[BEGIN Stored data]
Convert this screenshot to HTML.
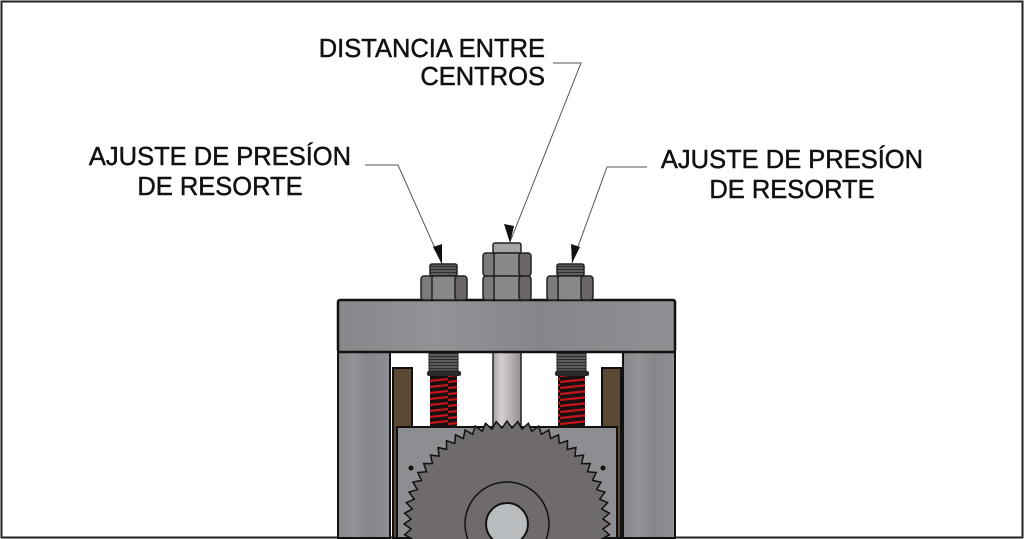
<!DOCTYPE html>
<html><head><meta charset="utf-8"><style>
html,body{margin:0;padding:0;background:#fff;width:1024px;height:539px;overflow:hidden}
svg{display:block}
text{font-family:"Liberation Sans",Arial,sans-serif;font-size:25.5px;fill:#111;stroke:#111;stroke-width:0.45}
</style></head><body>
<svg id="s" width="1024" height="539" viewBox="0 0 1024 539" xmlns="http://www.w3.org/2000/svg">
<defs>
<linearGradient id="bar" x1="0" x2="1" y1="0" y2="0">
<stop offset="0" stop-color="#85878a"/><stop offset=".3" stop-color="#919396"/><stop offset=".6" stop-color="#84868a"/><stop offset="1" stop-color="#8e9093"/></linearGradient>
<linearGradient id="rod" x1="0" x2="1"><stop offset="0" stop-color="#a9a4a4"/><stop offset=".3" stop-color="#d4d0d0"/><stop offset=".7" stop-color="#b0aaaa"/><stop offset="1" stop-color="#938d90"/></linearGradient>
<pattern id="spr" width="28" height="6" patternUnits="userSpaceOnUse">
<rect width="28" height="6" fill="#1a1010"/><path d="M0 4 L28 1" stroke="#c0161c" stroke-width="2.2"/></pattern>
<pattern id="thr" width="30" height="3" patternUnits="userSpaceOnUse">
<rect width="30" height="3" fill="#5c5c5e"/><rect y="2" width="30" height="1" fill="#2e2e30"/></pattern>
<clipPath id="cp"><rect width="1024" height="539"/></clipPath>
</defs>
<g clip-path="url(#cp)">
<rect x="1.5" y="1.5" width="1021" height="536" fill="#fff" stroke="#222" stroke-width="2"/>

<text x="545" y="57" text-anchor="end">DISTANCIA ENTRE</text>
<text x="545" y="85" text-anchor="end">CENTROS</text>
<text x="220" y="165" text-anchor="middle">AJUSTE DE PRESÍON</text>
<text x="220" y="195" text-anchor="middle">DE RESORTE</text>
<text x="792" y="168" text-anchor="middle">AJUSTE DE PRESÍON</text>
<text x="792" y="198" text-anchor="middle">DE RESORTE</text>

<g stroke="#555" stroke-width="1" fill="none">
<polyline points="553,63 581,63 510,242"/>
<polyline points="365,165 398,165 442,264"/>
<polyline points="647,167 607,167 572,263"/>
</g>
<g fill="#111">
<polygon points="510,243 504,224 514,226"/>
<polygon points="442,264 433,247 442,244"/>
<polygon points="572,263 571,244 580,247"/>
</g>

<rect x="338" y="352" width="52" height="186" fill="url(#bar)" stroke="#111" stroke-width="2"/>
<rect x="623" y="352" width="52" height="186" fill="url(#bar)" stroke="#111" stroke-width="2"/>
<rect x="393" y="368" width="19" height="170" fill="#5a4a35" stroke="#111" stroke-width="2"/>
<rect x="602" y="368" width="19" height="170" fill="#5a4a35" stroke="#111" stroke-width="2"/>
<rect x="493" y="350" width="28" height="80" fill="url(#rod)" stroke="#222" stroke-width="1.5"/>
<rect x="429" y="353" width="29" height="18" fill="url(#thr)" stroke="#222"/>
<rect x="427" y="371" width="34" height="5" rx="2" fill="#2a2a2a"/>
<rect x="430" y="376" width="27" height="52" fill="url(#spr)"/>
<rect x="557" y="353" width="29" height="18" fill="url(#thr)" stroke="#222"/>
<rect x="555" y="371" width="34" height="5" rx="2" fill="#2a2a2a"/>
<rect x="558" y="376" width="27" height="52" fill="url(#spr)"/>
<rect x="397" y="427" width="220" height="111" fill="#8d8e91" stroke="#111" stroke-width="2"/>
<path id="gear" d="" fill="#6f6b6a" stroke="#111" stroke-width="1.5"/>
<circle cx="507" cy="524" r="42" fill="#6f6b6a" stroke="#111" stroke-width="1.5"/>
<circle cx="507" cy="524" r="21" fill="#b9bcbf" stroke="#111" stroke-width="2"/>
<circle cx="411" cy="468" r="2.5" fill="#111"/>
<circle cx="603" cy="468" r="2.5" fill="#111"/>

<rect x="338" y="300" width="337" height="52" rx="2" fill="url(#bar)" stroke="#111" stroke-width="2.5"/>

<g stroke="#222" stroke-width="1.5">
<rect x="430" y="264" width="27" height="12" rx="2" fill="url(#thr)"/>
<rect x="421" y="276" width="12" height="24" rx="3" fill="#7d7a7b"/>
<rect x="432" y="276" width="24" height="24" rx="2" fill="#8a8886"/>
<rect x="455" y="276" width="12" height="24" rx="3" fill="#6b6469"/>
<rect x="557" y="264" width="27" height="12" rx="2" fill="url(#thr)"/>
<rect x="547" y="276" width="12" height="24" rx="3" fill="#7d7a7b"/>
<rect x="558" y="276" width="24" height="24" rx="2" fill="#8a8886"/>
<rect x="581" y="276" width="12" height="24" rx="3" fill="#6b6469"/>
<rect x="493" y="243" width="28" height="10" rx="2" fill="#a8a4a4"/>
<rect x="483" y="253" width="12" height="23" rx="3" fill="#7d7a7b"/>
<rect x="494" y="253" width="26" height="23" rx="2" fill="#8a8886"/>
<rect x="519" y="253" width="12" height="23" rx="3" fill="#6b6469"/>
<rect x="483" y="276" width="12" height="24" rx="3" fill="#7d7a7b"/>
<rect x="494" y="276" width="26" height="24" rx="2" fill="#8a8886"/>
<rect x="519" y="276" width="12" height="24" rx="3" fill="#6b6469"/>
</g>
</g>
</svg>
<script>
(function(){
var cx=507,cy=524,ro=103,ri=96,n=60,pts=[];
for(var i=0;i<n*2;i++){var a=i/(n*2)*2*Math.PI;var r=(i%2==0)?ro:ri;pts.push((cx+r*Math.cos(a)).toFixed(1)+","+(cy+r*Math.sin(a)).toFixed(1));}
document.getElementById("gear").setAttribute("d","M"+pts.join(" L")+"Z");
})();
</script>
</body></html>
[END Stored data]
What you have to do: Extract all the data above exactly, excluding every picture.

Output of the exercise:
Convert this screenshot to HTML.
<!DOCTYPE html>
<html><head><meta charset="utf-8"><style>
html,body{margin:0;padding:0;background:#fff;width:1024px;height:539px;overflow:hidden}
svg{display:block}
text{font-family:"Liberation Sans",Arial,sans-serif;font-size:25.5px;fill:#111;stroke:#111;stroke-width:0.45}
</style></head><body>
<svg id="s" width="1024" height="539" viewBox="0 0 1024 539" xmlns="http://www.w3.org/2000/svg">
<defs>
<linearGradient id="bar" x1="0" x2="1" y1="0" y2="0">
<stop offset="0" stop-color="#85878a"/><stop offset=".3" stop-color="#919396"/><stop offset=".6" stop-color="#84868a"/><stop offset="1" stop-color="#8e9093"/></linearGradient>
<linearGradient id="rod" x1="0" x2="1"><stop offset="0" stop-color="#a9a4a4"/><stop offset=".3" stop-color="#d4d0d0"/><stop offset=".7" stop-color="#b0aaaa"/><stop offset="1" stop-color="#938d90"/></linearGradient>
<pattern id="spr" width="28" height="6" patternUnits="userSpaceOnUse">
<rect width="28" height="6" fill="#1a1010"/><path d="M0 4 L28 1" stroke="#c0161c" stroke-width="2.2"/></pattern>
<pattern id="thr" width="30" height="3" patternUnits="userSpaceOnUse">
<rect width="30" height="3" fill="#5c5c5e"/><rect y="2" width="30" height="1" fill="#2e2e30"/></pattern>
<clipPath id="cp"><rect width="1024" height="539"/></clipPath>
</defs>
<g clip-path="url(#cp)">
<rect x="1.5" y="1.5" width="1021" height="536" fill="#fff" stroke="#222" stroke-width="2"/>

<text x="545" y="57" text-anchor="end">DISTANCIA ENTRE</text>
<text x="545" y="85" text-anchor="end">CENTROS</text>
<text x="220" y="165" text-anchor="middle">AJUSTE DE PRESÍON</text>
<text x="220" y="195" text-anchor="middle">DE RESORTE</text>
<text x="792" y="168" text-anchor="middle">AJUSTE DE PRESÍON</text>
<text x="792" y="198" text-anchor="middle">DE RESORTE</text>

<g stroke="#555" stroke-width="1" fill="none">
<polyline points="553,63 581,63 510,242"/>
<polyline points="365,165 398,165 442,264"/>
<polyline points="647,167 607,167 572,263"/>
</g>
<g fill="#111">
<polygon points="510,243 504,224 514,226"/>
<polygon points="442,264 433,247 442,244"/>
<polygon points="572,263 571,244 580,247"/>
</g>

<rect x="338" y="352" width="52" height="186" fill="url(#bar)" stroke="#111" stroke-width="2"/>
<rect x="623" y="352" width="52" height="186" fill="url(#bar)" stroke="#111" stroke-width="2"/>
<rect x="393" y="368" width="19" height="170" fill="#5a4a35" stroke="#111" stroke-width="2"/>
<rect x="602" y="368" width="19" height="170" fill="#5a4a35" stroke="#111" stroke-width="2"/>
<rect x="493" y="350" width="28" height="80" fill="url(#rod)" stroke="#222" stroke-width="1.5"/>
<rect x="429" y="353" width="29" height="18" fill="url(#thr)" stroke="#222"/>
<rect x="427" y="371" width="34" height="5" rx="2" fill="#2a2a2a"/>
<rect x="430" y="376" width="27" height="52" fill="url(#spr)"/>
<rect x="557" y="353" width="29" height="18" fill="url(#thr)" stroke="#222"/>
<rect x="555" y="371" width="34" height="5" rx="2" fill="#2a2a2a"/>
<rect x="558" y="376" width="27" height="52" fill="url(#spr)"/>
<rect x="397" y="427" width="220" height="111" fill="#8d8e91" stroke="#111" stroke-width="2"/>
<path id="gear" d="" fill="#6f6b6a" stroke="#111" stroke-width="1.5"/>
<circle cx="507" cy="524" r="42" fill="#6f6b6a" stroke="#111" stroke-width="1.5"/>
<circle cx="507" cy="524" r="21" fill="#b9bcbf" stroke="#111" stroke-width="2"/>
<circle cx="411" cy="468" r="2.5" fill="#111"/>
<circle cx="603" cy="468" r="2.5" fill="#111"/>

<rect x="338" y="300" width="337" height="52" rx="2" fill="url(#bar)" stroke="#111" stroke-width="2.5"/>

<g stroke="#222" stroke-width="1.5">
<rect x="430" y="264" width="27" height="12" rx="2" fill="url(#thr)"/>
<rect x="421" y="276" width="12" height="24" rx="3" fill="#7d7a7b"/>
<rect x="432" y="276" width="24" height="24" rx="2" fill="#8a8886"/>
<rect x="455" y="276" width="12" height="24" rx="3" fill="#6b6469"/>
<rect x="557" y="264" width="27" height="12" rx="2" fill="url(#thr)"/>
<rect x="547" y="276" width="12" height="24" rx="3" fill="#7d7a7b"/>
<rect x="558" y="276" width="24" height="24" rx="2" fill="#8a8886"/>
<rect x="581" y="276" width="12" height="24" rx="3" fill="#6b6469"/>
<rect x="493" y="243" width="28" height="10" rx="2" fill="#a8a4a4"/>
<rect x="483" y="253" width="12" height="23" rx="3" fill="#7d7a7b"/>
<rect x="494" y="253" width="26" height="23" rx="2" fill="#8a8886"/>
<rect x="519" y="253" width="12" height="23" rx="3" fill="#6b6469"/>
<rect x="483" y="276" width="12" height="24" rx="3" fill="#7d7a7b"/>
<rect x="494" y="276" width="26" height="24" rx="2" fill="#8a8886"/>
<rect x="519" y="276" width="12" height="24" rx="3" fill="#6b6469"/>
</g>
</g>
</svg>
<script>
(function(){
var cx=507,cy=524,ro=103,ri=96,n=60,pts=[];
for(var i=0;i<n*2;i++){var a=i/(n*2)*2*Math.PI;var r=(i%2==0)?ro:ri;pts.push((cx+r*Math.cos(a)).toFixed(1)+","+(cy+r*Math.sin(a)).toFixed(1));}
document.getElementById("gear").setAttribute("d","M"+pts.join(" L")+"Z");
})();
</script>
</body></html>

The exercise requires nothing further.